Deep Learning Approaches to Image Texture Analysis in Material Processing

Abstract

Texture analysis is key to better understanding of the relationships between the microstructures of the materials and their properties, as well as the use of models in process systems using raw signals or images as input. Recently, new methods based on transfer learning with deep neural networks have become established as highly competitive approaches to classical texture analysis. In this study, three traditional approaches, based on the use of grey level co-occurrence matrices, local binary patterns and textons are compared with five transfer learning approaches, based on the use of AlexNet, VGG19, ResNet50, GoogLeNet and MobileNetV2. This is done based on two simulated and one real-world case study. In the simulated case studies, material microstructures were simulated with Voronoi graphic representations and in the real-world case study, the appearance of ultrahigh carbon steel is cast as a textural pattern recognition pattern.
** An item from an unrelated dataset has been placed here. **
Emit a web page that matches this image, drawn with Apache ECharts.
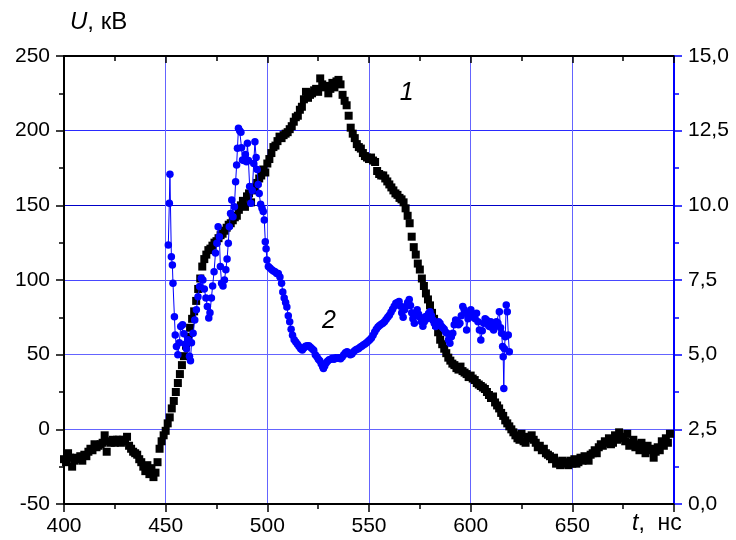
<!DOCTYPE html>
<html>
<head>
<meta charset="utf-8">
<script src="https://cdn.jsdelivr.net/npm/echarts@6/dist/echarts.min.js"></script>
<style>html,body{margin:0;padding:0;background:#fff;}#c{width:736px;height:540px;}</style>
</head>
<body>
<div id="c"></div>
<script>
// Curve 1: U, kV, sampled every 1 ns starting at 400 ns
const blackT0 = 400;
const blackU = [
-20,-22,-16,-19,-25,-21,-19,-20,-18,-21,
-17,-18,-15,-13,-14,-10,-12,-11,-10,-9,
-4,-15,-8,-9,-7,-9,-7,-7,-9,-7,
-8,-5,-11,-13,-15,-16,-17,-20,-22,-25,
-28,-24,-30,-26,-32,-29,-22,-13,-8,-4,
-1,4,8,14,19,25,31,37,43,49,
56,62,68,74,79,86,94,101,109,114,
117,120,121,123,125,126,128,130,131,133,
135,137,138,140,142,143,147,150,153,149,
156,158,152,160,162,165,168,170,174,172,
178,181,185,189,190,193,196,195,197,198,
199,201,203,206,209,210,214,216,221,226,
222,224,225,227,228,226,235,231,229,230,
225,228,232,229,233,234,231,224,220,217,
210,202,198,195,191,189,188,185,183,182,
181,182,180,179,173,171,170,170,168,166,
164,162,160,158,157,155,154,152,148,143,
138,129,122,117,111,107,101,96,91,87,
83,78,74,70,65,60,57,54,51,48,
46,44,43,41,40,42,39,38,37,35,
36,34,33,31,30,29,28,27,25,23,
21,22,18,16,14,11,9,6,4,2,
0,-2,-4,-6,-7,-3,-8,-9,-5,-6,
-4,-7,-9,-12,-11,-14,-13,-16,-17,-18,
-20,-19,-23,-22,-24,-21,-23,-22,-24,-21,
-23,-20,-23,-22,-19,-21,-18,-20,-21,-17,
-16,-14,-16,-12,-10,-11,-8,-9,-6,-10,
-9,-4,-7,-2,-6,-5,-8,-3,-11,-9,
-7,-12,-10,-14,-9,-12,-16,-11,-14,-13,
-19,-15,-12,-14,-8,-11,-6,-9,-3
];

// Curve 2: right-axis values
const blueT = [
451.3,451.8,452.1,452.8,453.3,453.6,454.3,454.7,455.3,456.0,456.7,457.4,458.3,459.0,459.6,460.2,461.0,461.7,462.2,462.7,
463.5,464.3,465.1,465.9,466.7,467.5,468.3,469.0,469.8,470.5,471.2,471.8,472.5,473.1,473.8,474.5,475.2,475.8,476.4,476.9,
477.5,478.2,478.9,479.6,480.2,480.8,481.3,481.9,482.5,483.1,483.8,484.4,484.9,485.3,485.8,486.4,487.0,487.3,487.8,488.5,
489.2,489.8,490.2,490.7,491.3,491.9,492.6,493.3,493.9,494.5,495.0,495.5,496.0,496.7,497.4,498.0,498.5,499.0,499.4,499.8,
500.5,501.3,502.2,503.0,503.8,504.6,505.4,506.2,507.0,507.6,508.3,509.0,509.6,510.3,511.0,511.7,512.4,513.2,514.0,514.8,
515.6,516.4,517.2,518.0,518.8,519.6,520.4,521.2,522.0,522.8,523.6,524.4,525.1,525.8,526.5,527.2,527.6,528.2,528.9,529.6,
530.4,531.2,532.0,532.8,533.6,534.4,535.2,536.0,536.8,537.6,538.4,539.2,540.0,540.8,541.6,542.4,543.2,544.0,544.8,545.6,
546.4,547.2,548.0,548.8,549.6,550.4,551.2,552.0,552.8,553.6,554.4,555.2,556.0,556.8,557.6,558.4,559.2,560.0,560.8,561.6,
562.4,563.2,564.0,564.8,565.5,566.1,566.8,567.5,568.2,569.0,569.8,570.4,571.0,571.6,572.3,573.0,573.7,574.4,575.1,575.8,
576.5,577.2,577.9,578.6,579.3,580.0,580.7,581.4,582.1,582.8,583.5,584.2,584.9,585.6,586.3,587.0,587.7,588.4,589.1,589.8,
590.5,591.2,591.9,592.6,593.3,594.0,594.7,595.4,596.1,596.8,597.5,598.0,598.7,599.4,600.1,600.8,601.5,602.2,602.9,603.6,
604.3,605.0,605.7,606.4,607.1,607.8,608.5,609.2,609.9,610.6,611.3,612.0,612.7,613.4,614.1,614.7,615.2,615.7,616.0,616.3,
616.6,617.0,617.5,618.0,618.5,619.0
];
const blueV = [
8.67,10.07,11.04,8.28,8.0,7.39,6.27,5.66,5.27,5.0,5.4,5.94,6.0,5.7,5.35,5.2,5.5,4.95,4.8,5.4,
5.72,6.16,6.5,6.94,7.28,7.56,7.5,7.2,6.9,6.61,6.23,6.4,6.9,7.3,7.78,8.4,8.73,9.28,8.95,7.95,
7.39,7.3,7.5,7.84,8.2,8.73,9.28,9.73,10.18,9.62,9.95,10.79,11.35,11.91,12.58,12.5,12.45,11.93,11.52,11.5,
11.7,11.46,12.08,11.5,10.63,10.07,10.5,11.4,12.13,11.6,11.2,10.7,10.4,10.04,9.9,9.79,9.51,8.78,8.55,8.17,
7.95,7.9,7.84,7.8,7.78,7.72,7.72,7.6,7.39,7.1,6.9,6.75,6.6,6.3,6.1,5.85,5.65,5.5,5.42,5.35,
5.27,5.2,5.16,5.22,5.28,5.3,5.3,5.25,5.2,5.15,5.0,4.93,4.85,4.8,4.7,4.6,4.54,4.62,4.72,4.78,
4.83,4.85,4.88,4.85,4.9,4.88,4.9,4.86,4.92,5.0,5.06,5.1,5.05,5.0,5.02,5.1,5.15,5.18,5.2,5.25,
5.28,5.32,5.36,5.4,5.45,5.5,5.56,5.65,5.76,5.85,5.93,5.98,6.02,6.05,6.1,6.18,6.25,6.32,6.42,6.52,
6.62,6.72,6.75,6.78,6.62,6.4,6.25,6.5,6.62,6.75,6.85,6.65,6.4,6.2,6.05,6.3,6.5,6.35,6.25,6.1,
5.95,6.1,6.28,6.2,6.38,6.44,6.3,6.16,6.05,5.94,6.0,6.1,6.05,5.95,5.9,5.85,5.75,5.72,5.5,5.38,
5.6,5.72,6.0,6.16,6.1,6.0,6.05,6.3,6.61,6.5,6.4,5.83,6.2,6.39,6.5,6.27,6.35,6.2,6.39,6.1,
5.83,5.49,5.8,6.05,6.2,6.16,6.0,5.94,6.1,5.9,5.83,6.0,6.1,6.05,6.44,5.9,5.72,5.27,4.93,3.87,
5.2,5.6,6.66,6.44,5.66,5.1
];

const rightTicks = [0, 2.5, 5, 7.5, 10, 12.5, 15];
const rightTickLabels = ['0,0', '2,5', '5,0', '7,5', '10.0', '12,5', '15,0'];
// curve-number annotations, in [t, U] data units
const curveLabels = [['1', 568.5, 225], ['2', 530.3, 72.5]];

const FONT = 'Liberation Sans, Arial, sans-serif';
const blackData = blackU.map((v, i) => [blackT0 + i, v]);
const blueData = blueT.map((t, i) => [t, blueV[i]]);

const chart = echarts.init(document.getElementById('c'), null, {renderer: 'canvas'});
const gridBlue = '#6464ff';
chart.setOption({
  animation: false,
  backgroundColor: '#fff',
  grid: {left: 64, right: 62, top: 56, bottom: 36, containLabel: false},
  xAxis: [{
    type: 'value', min: 400, max: 700, interval: 50, position: 'bottom',
    axisLine: {show: true, onZero: false, lineStyle: {color: '#000', width: 2}},
    axisTick: {show: true, inside: false, length: 8, lineStyle: {color: '#000', width: 1.5}},
    minorTick: {show: true, splitNumber: 2, length: 5, lineStyle: {color: '#000', width: 1.5}},
    axisLabel: {margin: 12, color: '#000', fontSize: 21, fontFamily: FONT, showMaxLabel: false},
    splitLine: {show: true, showMinLine: false, showMaxLine: false, lineStyle: {color: gridBlue, width: 1}}
  }, {
    type: 'value', min: 400, max: 700, interval: 50, position: 'top',
    axisLine: {show: true, onZero: false, lineStyle: {color: '#000', width: 2}},
    axisTick: {show: true, inside: true, length: 7, lineStyle: {color: '#000', width: 1.5}},
    minorTick: {show: true, splitNumber: 2, length: 5, lineStyle: {color: '#000', width: 1.5}},
    axisLabel: {show: false},
    splitLine: {show: false}
  }],
  yAxis: [{
    type: 'value', min: -50, max: 250, interval: 50, position: 'left',
    axisLine: {show: true, onZero: false, lineStyle: {color: '#000', width: 2}},
    axisTick: {show: true, inside: false, length: 8, lineStyle: {color: '#000', width: 1.5}},
    minorTick: {show: true, splitNumber: 2, length: 5, lineStyle: {color: '#000', width: 1.5}},
    axisLabel: {margin: 14, color: '#000', fontSize: 21, fontFamily: FONT},
    splitLine: {show: true, showMinLine: false, showMaxLine: false,
      lineStyle: {color: [gridBlue, gridBlue, '#4848ff', '#0000c8', '#2a2aff'], width: 1}}
  }, {
    type: 'value', min: 0, max: 15, interval: 2.5, position: 'right',
    axisLine: {show: true, onZero: false, lineStyle: {color: '#0000ff', width: 2}},
    axisTick: {show: true, inside: false, length: 8, lineStyle: {color: '#0000ff', width: 1.5}},
    minorTick: {show: true, splitNumber: 2, length: 5, lineStyle: {color: '#0000ff', width: 1.5}},
    axisLabel: {margin: 14, color: '#000', fontSize: 21, fontFamily: FONT,
      formatter: v => { const k = rightTicks.indexOf(v); return k >= 0 ? rightTickLabels[k] : ''; }},
    splitLine: {show: false}
  }],
  series: [{
    type: 'scatter', xAxisIndex: 0, yAxisIndex: 0, data: blackData,
    symbol: 'rect', symbolSize: 8,
    itemStyle: {color: '#000', opacity: 1},
    z: 3
  }, {
    type: 'line', xAxisIndex: 0, yAxisIndex: 1, data: blueData,
    symbol: 'circle', symbolSize: 7.5, showAllSymbol: true,
    itemStyle: {color: '#0000ff'}, lineStyle: {color: '#0000ff', width: 1},
    z: 4
  }]
});

const graphics = [
  {type: 'text', left: 70, top: 10, style: {
    text: '{i|U}{n|, кВ}', rich: {
      i: {fontStyle: 'italic', fontSize: 24, fontFamily: FONT, fill: '#000'},
      n: {fontSize: 24, fontFamily: FONT, fill: '#000'}}
  }},
  {type: 'text', left: 632, top: 512, style: {
    text: '{i|t}{n|,  нс}', rich: {
      i: {fontStyle: 'italic', fontSize: 23, fontFamily: FONT, fill: '#000'},
      n: {fontSize: 23, fontFamily: FONT, fill: '#000'}}
  }}
];
curveLabels.forEach(c => {
  const p = chart.convertToPixel({xAxisIndex: 0, yAxisIndex: 0}, [c[1], c[2]]);
  graphics.push({type: 'text', x: p[0], y: p[1], z: 10, style: {
    text: c[0], fontStyle: 'italic', fontSize: 25, fontFamily: FONT, fill: '#000',
    align: 'center', verticalAlign: 'middle'}});
});
chart.setOption({graphic: graphics});
</script>
</body>
</html>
The ability of random forest models, as well as the convolutional neural networks themselves, to discriminate between different textures with the image features as input was used as the basis for comparison. The texton algorithm performed better than the LBP and GLCM algorithms and similar to the deep learning approaches when these were used directly, without any retraining. Partial or full retraining of the convolutional neural networks yielded considerably better results, with GoogLeNet and MobileNetV2 yielding the best results.